# OBJECTIVE
Set the data down again, exactly as it reads, but without the pictures.
[BEGIN DATASET EXTRACT]
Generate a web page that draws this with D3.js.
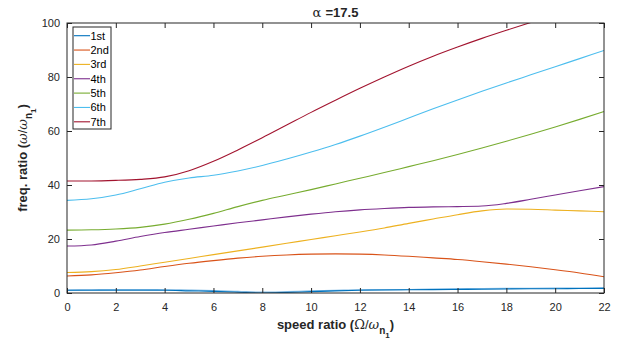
<!DOCTYPE html>
<html>
<head>
<meta charset="utf-8">
<title>alpha = 17.5</title>
<script src="https://d3js.org/d3.v7.min.js"></script>
<style>
body { margin: 0; background: #fff; }
text { font-family: 'Liberation Sans', Arial, sans-serif; fill: #262626; }
.tick text { font-size: 11px; }
.lbl { font-size: 13px; font-weight: bold; }
.sym { font-family: 'DejaVu Serif', serif; font-weight: normal; font-style: italic; }
</style>
</head>
<body>
<div id="my_dataviz"></div>
<script>
// speed ratio samples
var speed = [0,1,2,3,4,5,6,7,8,9,10,11,12,13,14,15,16,17,18,19,20,21,22];

// frequency ratios for each mode
var mode1 = [1.0,1.0,1.0,1.0,1.0,0.8,0.6,0.3,0.0,0.2,0.5,0.8,1.0,1.1,1.2,1.25,1.3,1.4,1.5,1.55,1.6,1.65,1.7];
var mode1b = [1.1,1.2,1.3,1.3,1.2,1.1,0.9,0.6,0.3,0.5,0.8,1.0,1.2,1.25,1.3,1.45,1.6,1.65,1.7,1.75,1.8,1.85,1.9];
var mode2 = [6.3,6.7,7.5,8.5,9.8,11.0,12.0,12.9,13.6,14.1,14.4,14.5,14.4,14.1,13.6,13.0,12.4,11.6,10.7,9.7,8.6,7.4,6.0];
var mode3 = [7.6,7.9,8.7,10.0,11.4,12.8,14.2,15.6,17.0,18.4,19.8,21.2,22.6,24.1,25.8,27.4,29.0,30.4,31.1,31.0,30.7,30.4,30.1];
var mode4 = [17.4,17.8,19.2,20.9,22.4,23.6,24.8,26.0,27.1,28.2,29.2,30.1,30.8,31.3,31.7,31.9,32.0,32.2,33.2,34.7,36.3,37.9,39.4];
var mode5 = [23.3,23.4,23.7,24.3,25.5,27.3,29.5,32.0,34.3,36.3,38.3,40.4,42.5,44.6,46.8,49.0,51.3,53.7,56.2,58.8,61.5,64.3,67.2];
var mode6 = [34.3,34.9,36.3,38.6,41.0,42.6,43.6,45.2,47.2,49.6,52.2,55.0,58.1,61.4,64.8,68.2,71.5,74.7,77.8,80.8,83.8,86.8,89.8];
var mode7 = [41.5,41.5,41.7,42.1,43.0,45.3,48.8,53.0,57.5,62.2,66.9,71.4,75.8,80.0,84.0,87.7,91.1,94.3,97.3,100.2,103.0,105.7,108.3];

var names = ["1st","2nd","3rd","4th","5th","6th","7th"];
var colors = ["#0072BD","#D95319","#EDB120","#7E2F8E","#77AC30","#4DBEEE","#A2142F"];
var xTicks = [0,2,4,6,8,10,12,14,16,18,20,22];
var yTicks = [0,20,40,60,80,100];

var margin = {top: 23, right: 15, bottom: 50, left: 67},
    width = 619 - margin.left - margin.right,
    height = 343 - margin.top - margin.bottom;

var svgRoot = d3.select("#my_dataviz")
  .append("svg")
  .attr("width", 619)
  .attr("height", 343);

var svg = svgRoot.append("g")
  .attr("transform", "translate(" + margin.left + "," + margin.top + ")");

var x = d3.scaleLinear().domain([0, 22]).range([0, width]);
var y = d3.scaleLinear().domain([0, 100]).range([height, 0]);

svg.append("clipPath").attr("id", "clip")
  .append("rect").attr("width", width).attr("height", height);

var line = d3.line()
  .x(function(d, i) { return x(speed[i]); })
  .y(function(d) { return y(d); })
  .curve(d3.curveMonotoneX);

var plot = svg.append("g").attr("clip-path", "url(#clip)");

// faint companion of the first mode
plot.append("path")
  .attr("d", line(mode1b))
  .style("fill", "none")
  .style("stroke", "#7db8e3")
  .style("stroke-width", 1.2);

var modes = [mode1, mode2, mode3, mode4, mode5, mode6, mode7];
plot.selectAll("myPath")
  .data(modes)
  .enter()
  .append("path")
    .attr("d", line)
    .style("fill", "none")
    .style("stroke", function(d, i) { return colors[i]; })
    .style("stroke-width", 1.1);

// axes with ticks pointing in, on all four sides
function styleAxis(g) {
  g.select(".domain").remove();
  g.selectAll(".tick line").attr("stroke", "#262626");
}
svg.append("g")
  .attr("transform", "translate(0," + height + ")")
  .call(d3.axisBottom(x).tickValues(xTicks).tickSizeInner(-5).tickSizeOuter(0).tickPadding(10))
  .call(styleAxis);
svg.append("g")
  .call(d3.axisTop(x).tickValues(xTicks).tickSizeInner(-5).tickSizeOuter(0).tickFormat(""))
  .call(styleAxis);
svg.append("g")
  .call(d3.axisLeft(y).tickValues(yTicks).tickSizeInner(-5).tickSizeOuter(0).tickPadding(7))
  .call(styleAxis);
svg.append("g")
  .attr("transform", "translate(" + width + ",0)")
  .call(d3.axisRight(y).tickValues(yTicks).tickSizeInner(-5).tickSizeOuter(0).tickFormat(""))
  .call(styleAxis);
svg.selectAll(".tick text").style("fill", "#262626").style("font-size", "11px");

svg.append("rect")
  .attr("width", width)
  .attr("height", height)
  .style("fill", "none")
  .style("stroke", "#262626")
  .style("stroke-width", 1);

// legend
var legend = svg.append("g").attr("transform", "translate(6,4)");
legend.append("rect")
  .attr("width", 38)
  .attr("height", 102)
  .style("fill", "white")
  .style("stroke", "#262626")
  .style("stroke-width", 1);
var items = legend.selectAll("myLegend")
  .data(names)
  .enter()
  .append("g")
  .attr("transform", function(d, i) { return "translate(0," + (8.7 + i * 14.35) + ")"; });
items.append("line")
  .attr("x1", 1).attr("x2", 17)
  .style("stroke", function(d, i) { return colors[i]; })
  .style("stroke-width", 1.1);
items.append("text")
  .attr("x", 17.5)
  .attr("y", 4)
  .style("font-size", "11px")
  .style("fill", "#000")
  .text(function(d) { return d; });

// title
var title = svgRoot.append("text")
  .attr("x", margin.left + width / 2)
  .attr("y", 17)
  .attr("text-anchor", "middle")
  .attr("class", "lbl");
title.append("tspan").attr("class", "sym").style("font-style", "normal").text("\u03B1 ");
title.append("tspan").text("=17.5");

// x label
var xl = svgRoot.append("text")
  .attr("x", margin.left + width / 2)
  .attr("y", 329)
  .attr("text-anchor", "middle")
  .attr("class", "lbl");
xl.append("tspan").text("speed ratio (");
xl.append("tspan").attr("class", "sym").style("font-style", "normal").text("\u03A9");
xl.append("tspan").style("font-weight", "normal").text("/");
xl.append("tspan").attr("class", "sym").text("\u03C9");
xl.append("tspan").attr("dy", 5).style("font-size", "10px").text("n");
xl.append("tspan").attr("dy", 4).style("font-size", "8px").text("1");
xl.append("tspan").attr("dy", -9).text(")");

// y label
var yl = svgRoot.append("text")
  .attr("transform", "rotate(-90)")
  .attr("x", -(margin.top + height / 2))
  .attr("y", 27)
  .attr("text-anchor", "middle")
  .attr("class", "lbl");
yl.append("tspan").text("freq. ratio (");
yl.append("tspan").attr("class", "sym").text("\u03C9");
yl.append("tspan").style("font-weight", "normal").text("/");
yl.append("tspan").attr("class", "sym").text("\u03C9");
yl.append("tspan").attr("dy", 5).style("font-size", "10px").text("n");
yl.append("tspan").attr("dy", 4).style("font-size", "8px").text("1");
yl.append("tspan").attr("dy", -9).text(")");
</script>
</body>
</html>
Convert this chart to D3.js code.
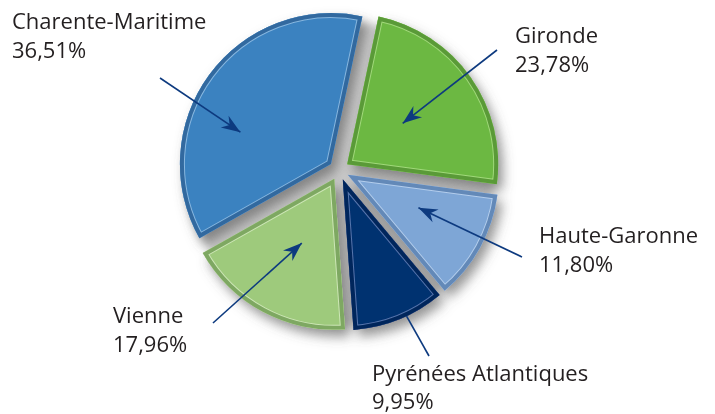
[END DATASET EXTRACT]
# SOLUTION TO THE PROBLEM
Generate a web page that draws this with D3.js.
<!DOCTYPE html>
<html>
<head>
<meta charset="utf-8">
<title>alpha = 17.5</title>
<script src="https://d3js.org/d3.v7.min.js"></script>
<style>
body { margin: 0; background: #fff; }
text { font-family: 'Liberation Sans', Arial, sans-serif; fill: #262626; }
.tick text { font-size: 11px; }
.lbl { font-size: 13px; font-weight: bold; }
.sym { font-family: 'DejaVu Serif', serif; font-weight: normal; font-style: italic; }
</style>
</head>
<body>
<div id="my_dataviz"></div>
<script>
// speed ratio samples
var speed = [0,1,2,3,4,5,6,7,8,9,10,11,12,13,14,15,16,17,18,19,20,21,22];

// frequency ratios for each mode
var mode1 = [1.0,1.0,1.0,1.0,1.0,0.8,0.6,0.3,0.0,0.2,0.5,0.8,1.0,1.1,1.2,1.25,1.3,1.4,1.5,1.55,1.6,1.65,1.7];
var mode1b = [1.1,1.2,1.3,1.3,1.2,1.1,0.9,0.6,0.3,0.5,0.8,1.0,1.2,1.25,1.3,1.45,1.6,1.65,1.7,1.75,1.8,1.85,1.9];
var mode2 = [6.3,6.7,7.5,8.5,9.8,11.0,12.0,12.9,13.6,14.1,14.4,14.5,14.4,14.1,13.6,13.0,12.4,11.6,10.7,9.7,8.6,7.4,6.0];
var mode3 = [7.6,7.9,8.7,10.0,11.4,12.8,14.2,15.6,17.0,18.4,19.8,21.2,22.6,24.1,25.8,27.4,29.0,30.4,31.1,31.0,30.7,30.4,30.1];
var mode4 = [17.4,17.8,19.2,20.9,22.4,23.6,24.8,26.0,27.1,28.2,29.2,30.1,30.8,31.3,31.7,31.9,32.0,32.2,33.2,34.7,36.3,37.9,39.4];
var mode5 = [23.3,23.4,23.7,24.3,25.5,27.3,29.5,32.0,34.3,36.3,38.3,40.4,42.5,44.6,46.8,49.0,51.3,53.7,56.2,58.8,61.5,64.3,67.2];
var mode6 = [34.3,34.9,36.3,38.6,41.0,42.6,43.6,45.2,47.2,49.6,52.2,55.0,58.1,61.4,64.8,68.2,71.5,74.7,77.8,80.8,83.8,86.8,89.8];
var mode7 = [41.5,41.5,41.7,42.1,43.0,45.3,48.8,53.0,57.5,62.2,66.9,71.4,75.8,80.0,84.0,87.7,91.1,94.3,97.3,100.2,103.0,105.7,108.3];

var names = ["1st","2nd","3rd","4th","5th","6th","7th"];
var colors = ["#0072BD","#D95319","#EDB120","#7E2F8E","#77AC30","#4DBEEE","#A2142F"];
var xTicks = [0,2,4,6,8,10,12,14,16,18,20,22];
var yTicks = [0,20,40,60,80,100];

var margin = {top: 23, right: 15, bottom: 50, left: 67},
    width = 619 - margin.left - margin.right,
    height = 343 - margin.top - margin.bottom;

var svgRoot = d3.select("#my_dataviz")
  .append("svg")
  .attr("width", 619)
  .attr("height", 343);

var svg = svgRoot.append("g")
  .attr("transform", "translate(" + margin.left + "," + margin.top + ")");

var x = d3.scaleLinear().domain([0, 22]).range([0, width]);
var y = d3.scaleLinear().domain([0, 100]).range([height, 0]);

svg.append("clipPath").attr("id", "clip")
  .append("rect").attr("width", width).attr("height", height);

var line = d3.line()
  .x(function(d, i) { return x(speed[i]); })
  .y(function(d) { return y(d); })
  .curve(d3.curveMonotoneX);

var plot = svg.append("g").attr("clip-path", "url(#clip)");

// faint companion of the first mode
plot.append("path")
  .attr("d", line(mode1b))
  .style("fill", "none")
  .style("stroke", "#7db8e3")
  .style("stroke-width", 1.2);

var modes = [mode1, mode2, mode3, mode4, mode5, mode6, mode7];
plot.selectAll("myPath")
  .data(modes)
  .enter()
  .append("path")
    .attr("d", line)
    .style("fill", "none")
    .style("stroke", function(d, i) { return colors[i]; })
    .style("stroke-width", 1.1);

// axes with ticks pointing in, on all four sides
function styleAxis(g) {
  g.select(".domain").remove();
  g.selectAll(".tick line").attr("stroke", "#262626");
}
svg.append("g")
  .attr("transform", "translate(0," + height + ")")
  .call(d3.axisBottom(x).tickValues(xTicks).tickSizeInner(-5).tickSizeOuter(0).tickPadding(10))
  .call(styleAxis);
svg.append("g")
  .call(d3.axisTop(x).tickValues(xTicks).tickSizeInner(-5).tickSizeOuter(0).tickFormat(""))
  .call(styleAxis);
svg.append("g")
  .call(d3.axisLeft(y).tickValues(yTicks).tickSizeInner(-5).tickSizeOuter(0).tickPadding(7))
  .call(styleAxis);
svg.append("g")
  .attr("transform", "translate(" + width + ",0)")
  .call(d3.axisRight(y).tickValues(yTicks).tickSizeInner(-5).tickSizeOuter(0).tickFormat(""))
  .call(styleAxis);
svg.selectAll(".tick text").style("fill", "#262626").style("font-size", "11px");

svg.append("rect")
  .attr("width", width)
  .attr("height", height)
  .style("fill", "none")
  .style("stroke", "#262626")
  .style("stroke-width", 1);

// legend
var legend = svg.append("g").attr("transform", "translate(6,4)");
legend.append("rect")
  .attr("width", 38)
  .attr("height", 102)
  .style("fill", "white")
  .style("stroke", "#262626")
  .style("stroke-width", 1);
var items = legend.selectAll("myLegend")
  .data(names)
  .enter()
  .append("g")
  .attr("transform", function(d, i) { return "translate(0," + (8.7 + i * 14.35) + ")"; });
items.append("line")
  .attr("x1", 1).attr("x2", 17)
  .style("stroke", function(d, i) { return colors[i]; })
  .style("stroke-width", 1.1);
items.append("text")
  .attr("x", 17.5)
  .attr("y", 4)
  .style("font-size", "11px")
  .style("fill", "#000")
  .text(function(d) { return d; });

// title
var title = svgRoot.append("text")
  .attr("x", margin.left + width / 2)
  .attr("y", 17)
  .attr("text-anchor", "middle")
  .attr("class", "lbl");
title.append("tspan").attr("class", "sym").style("font-style", "normal").text("\u03B1 ");
title.append("tspan").text("=17.5");

// x label
var xl = svgRoot.append("text")
  .attr("x", margin.left + width / 2)
  .attr("y", 329)
  .attr("text-anchor", "middle")
  .attr("class", "lbl");
xl.append("tspan").text("speed ratio (");
xl.append("tspan").attr("class", "sym").style("font-style", "normal").text("\u03A9");
xl.append("tspan").style("font-weight", "normal").text("/");
xl.append("tspan").attr("class", "sym").text("\u03C9");
xl.append("tspan").attr("dy", 5).style("font-size", "10px").text("n");
xl.append("tspan").attr("dy", 4).style("font-size", "8px").text("1");
xl.append("tspan").attr("dy", -9).text(")");

// y label
var yl = svgRoot.append("text")
  .attr("transform", "rotate(-90)")
  .attr("x", -(margin.top + height / 2))
  .attr("y", 27)
  .attr("text-anchor", "middle")
  .attr("class", "lbl");
yl.append("tspan").text("freq. ratio (");
yl.append("tspan").attr("class", "sym").text("\u03C9");
yl.append("tspan").style("font-weight", "normal").text("/");
yl.append("tspan").attr("class", "sym").text("\u03C9");
yl.append("tspan").attr("dy", 5).style("font-size", "10px").text("n");
yl.append("tspan").attr("dy", 4).style("font-size", "8px").text("1");
yl.append("tspan").attr("dy", -9).text(")");
</script>
</body>
</html>
Convert this chart to D3.js code.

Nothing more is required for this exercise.